DU LAIT SANS BEBE
Anna, Lilias Torance Newton, 1923
Ma seconde fille, je n'ai pu l'allaiter. Non pas parce que mon lait n'était pas bon. Non pas parce que je n'avais pas assez de lait. Non pas parce que j'avais choisi le biberon. Non pas parce que... mais parce qu'elle n'a pas vécu en dehors de mon ventre.
La grossesse s'est bien passée, les seins se sont préparés comme pour ma première grossesse. Quelques jours avant le terme, je comprenais qu'elle ne vivait plus. Après l'accouchement, à l'hôpital, on m'a remis le médicament pour stopper la montée de lait. Cela a dû être efficace, je ne me souviens pas d'avoir eu un engorgement. De retour de la maternité, je devais continuer à le prendre mais je le supportais mal physiquement et moralement.
Surtout, je n'avais pas envie de couper ce lait. Je n'étais pas encore prête à laisser s'effacer ce lien. C'était la seule chose qui me rattachait à elle.
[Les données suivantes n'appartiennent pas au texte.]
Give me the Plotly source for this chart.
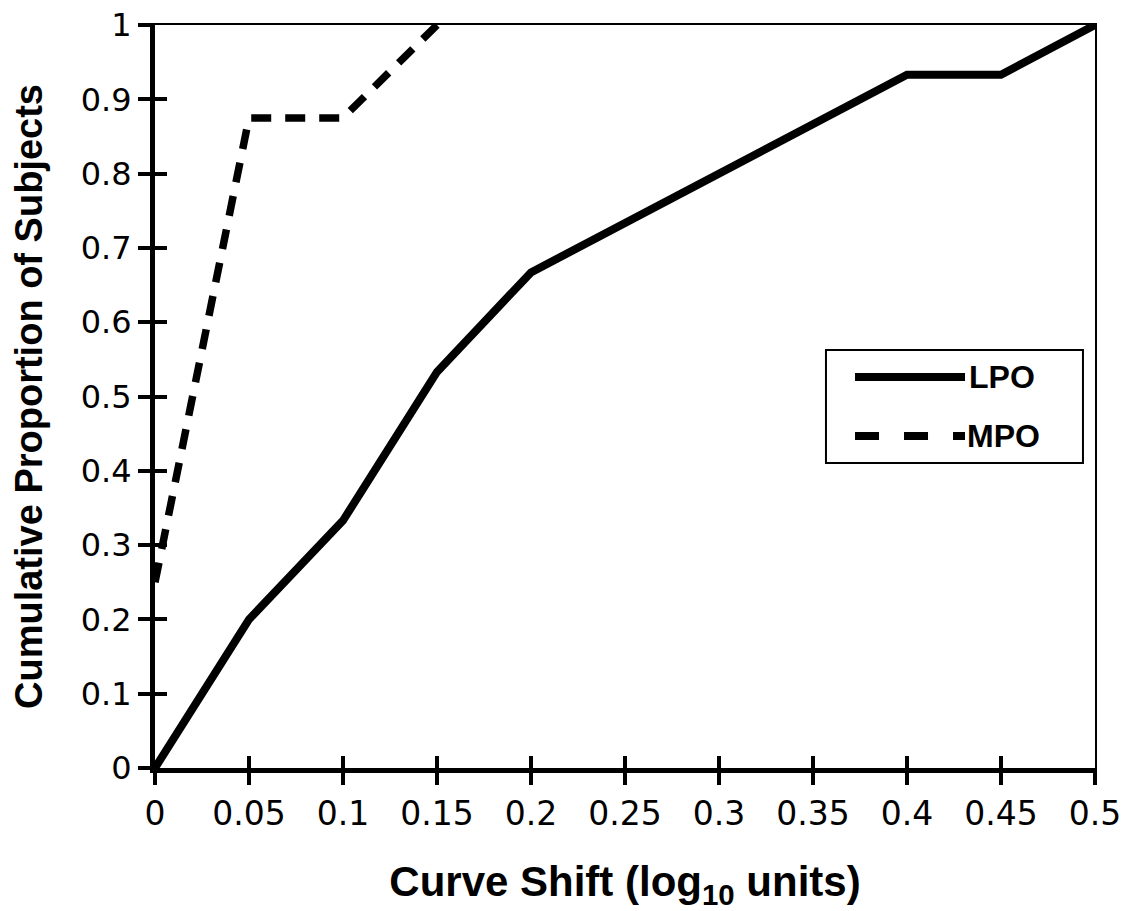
import plotly.graph_objects as go

x_ticks = [0, 0.05, 0.1, 0.15, 0.2, 0.25, 0.3, 0.35, 0.4, 0.45, 0.5]
x_labels = ["0", "0.05", "0.1", "0.15", "0.2", "0.25", "0.3", "0.35", "0.4", "0.45", "0.5"]
y_ticks = [0, 0.1, 0.2, 0.3, 0.4, 0.5, 0.6, 0.7, 0.8, 0.9, 1]
y_labels = ["0", "0.1", "0.2", "0.3", "0.4", "0.5", "0.6", "0.7", "0.8", "0.9", "1"]

series_names = ["LPO", "MPO"]
lpo_x = [0, 0.05, 0.1, 0.15, 0.2, 0.25, 0.3, 0.35, 0.4, 0.45, 0.5]
lpo_y = [0, 0.2, 0.333, 0.533, 0.667, 0.733, 0.8, 0.867, 0.933, 0.933, 1.0]

mpo_x = [0, 0.05, 0.1, 0.15]
mpo_y = [0.25, 0.875, 0.875, 1.0]

FONT = "Liberation Sans, Arial, sans-serif"
TICKFONT = "DejaVu Sans, sans-serif"

fig = go.Figure()
fig.add_trace(go.Scatter(x=lpo_x, y=lpo_y, mode="lines", name=series_names[0],
                         showlegend=False,
                         line=dict(color="black", width=8)))
fig.add_trace(go.Scatter(x=mpo_x, y=mpo_y, mode="lines", name=series_names[1],
                         showlegend=False,
                         line=dict(color="black", width=7.5, dash="20px,14px")))
# empty helper traces so the overlay axes (inner ticks, top/right frame) are drawn
fig.add_trace(go.Scatter(x=[None], y=[None], xaxis="x2", yaxis="y2", showlegend=False,
                         hoverinfo="skip"))
fig.add_trace(go.Scatter(x=[None], y=[None], xaxis="x3", yaxis="y3", showlegend=False,
                         hoverinfo="skip"))

xr = [0, 0.5]
yr = [0, 1]

# custom legend box (paper coordinates of the plot area)
shapes = [
    dict(type="rect", xref="paper", yref="paper", x0=0.7138, x1=0.9872, y0=0.4105, y1=0.5626,
         line=dict(color="black", width=2), fillcolor="white", layer="above"),
    dict(type="line", xref="paper", yref="paper", x0=0.7447, x1=0.8617, y0=0.5262, y1=0.5262,
         line=dict(color="black", width=8), layer="above"),
    dict(type="line", xref="paper", yref="paper", x0=0.7447, x1=0.8617, y0=0.4468, y1=0.4468,
         line=dict(color="black", width=8, dash="24px,25px"), layer="above"),
]
annotations = [
    dict(xref="paper", yref="paper", x=0.8640, y=0.5262, xanchor="left", yanchor="middle",
         text="<b>" + series_names[0] + "</b>", showarrow=False,
         font=dict(family=FONT, size=32, color="black")),
    dict(xref="paper", yref="paper", x=0.8620, y=0.4468, xanchor="left", yanchor="middle",
         text="<b>" + series_names[1] + "</b>", showarrow=False,
         font=dict(family=FONT, size=32, color="black")),
]

fig.update_layout(
    width=1131, height=911,
    margin=dict(l=155, r=36, t=25, b=143, autoexpand=False),
    paper_bgcolor="white", plot_bgcolor="white",
    font=dict(family=FONT, color="black", size=32),
    showlegend=False,
    shapes=shapes,
    annotations=annotations,
    xaxis=dict(range=xr, tickvals=x_ticks, ticktext=x_labels, automargin=False,
               ticklabeloverflow="allow",
               showgrid=False, zeroline=False, showline=True, linecolor="black",
               linewidth=5, ticks="outside", ticklen=12, tickwidth=4, tickcolor="black",
               tickfont=dict(size=33, family=TICKFONT),
               title=dict(text="<b>Curve Shift (log<sub>10</sub> units)</b>",
                          font=dict(size=42, family=FONT), standoff=47)),
    yaxis=dict(range=yr, tickvals=y_ticks, ticktext=y_labels, automargin=False,
               ticklabeloverflow="allow",
               showgrid=False, zeroline=False, showline=True, linecolor="black",
               linewidth=5, ticks="outside", ticklen=12, tickwidth=4, tickcolor="black",
               tickfont=dict(size=32, family=TICKFONT),
               title=dict(text="<b>Cumulative Proportion of Subjects</b>",
                          font=dict(size=38, family=FONT), standoff=28)),
    xaxis2=dict(overlaying="x", side="bottom", anchor="y", range=xr, tickvals=x_ticks,
                automargin=False,
                showticklabels=False, showgrid=False, zeroline=False, showline=False,
                ticks="inside", ticklen=12, tickwidth=4, tickcolor="black"),
    yaxis2=dict(overlaying="y", side="left", anchor="x", range=yr, tickvals=y_ticks,
                automargin=False,
                showticklabels=False, showgrid=False, zeroline=False, showline=False,
                ticks="inside", ticklen=12, tickwidth=4, tickcolor="black"),
    xaxis3=dict(overlaying="x", side="top", anchor="y", range=xr, automargin=False,
                showticklabels=False, showgrid=False, zeroline=False, showline=True,
                linecolor="black", linewidth=2, ticks=""),
    yaxis3=dict(overlaying="y", side="right", anchor="x", range=yr, automargin=False,
                showticklabels=False, showgrid=False, zeroline=False, showline=True,
                linecolor="black", linewidth=2, ticks=""),
)

fig.write_html("out.html", config={"displayModeBar": False},
               post_script="document.body.style.margin='0';document.body.style.overflow='hidden';")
J'ai eu du lait pendant peut-être 3 ou 4 mois, peut-être plus ou moins, je ne sais plus.
Les premières semaines, ces perles de lait étaient la seule preuve que je n'avais pas rêvé, qu'elle avait bien existé.
Emma est née sans vie il y a trois ans, cela veut dire qu'elle est décédée in utéro et que j'ai accouché "normalement" (elle est inscrite sur notre livret de famille).
Ces souvenirs de non-allaitement me reviennent et je les dévoilent car il me semble juste d'évoquer aussi ces mamans qui ne peuvent aboutir à ce beau projet.
Si ces mamans sont comme moi, elles n'en parlent pas et vivent seules cette période de lait sans bébé.
Je suis aujourd'hui une heureuse maman qui allaite sa troisième fille de 15 mois avec les hauts et les bas de l'allaitement longue durée.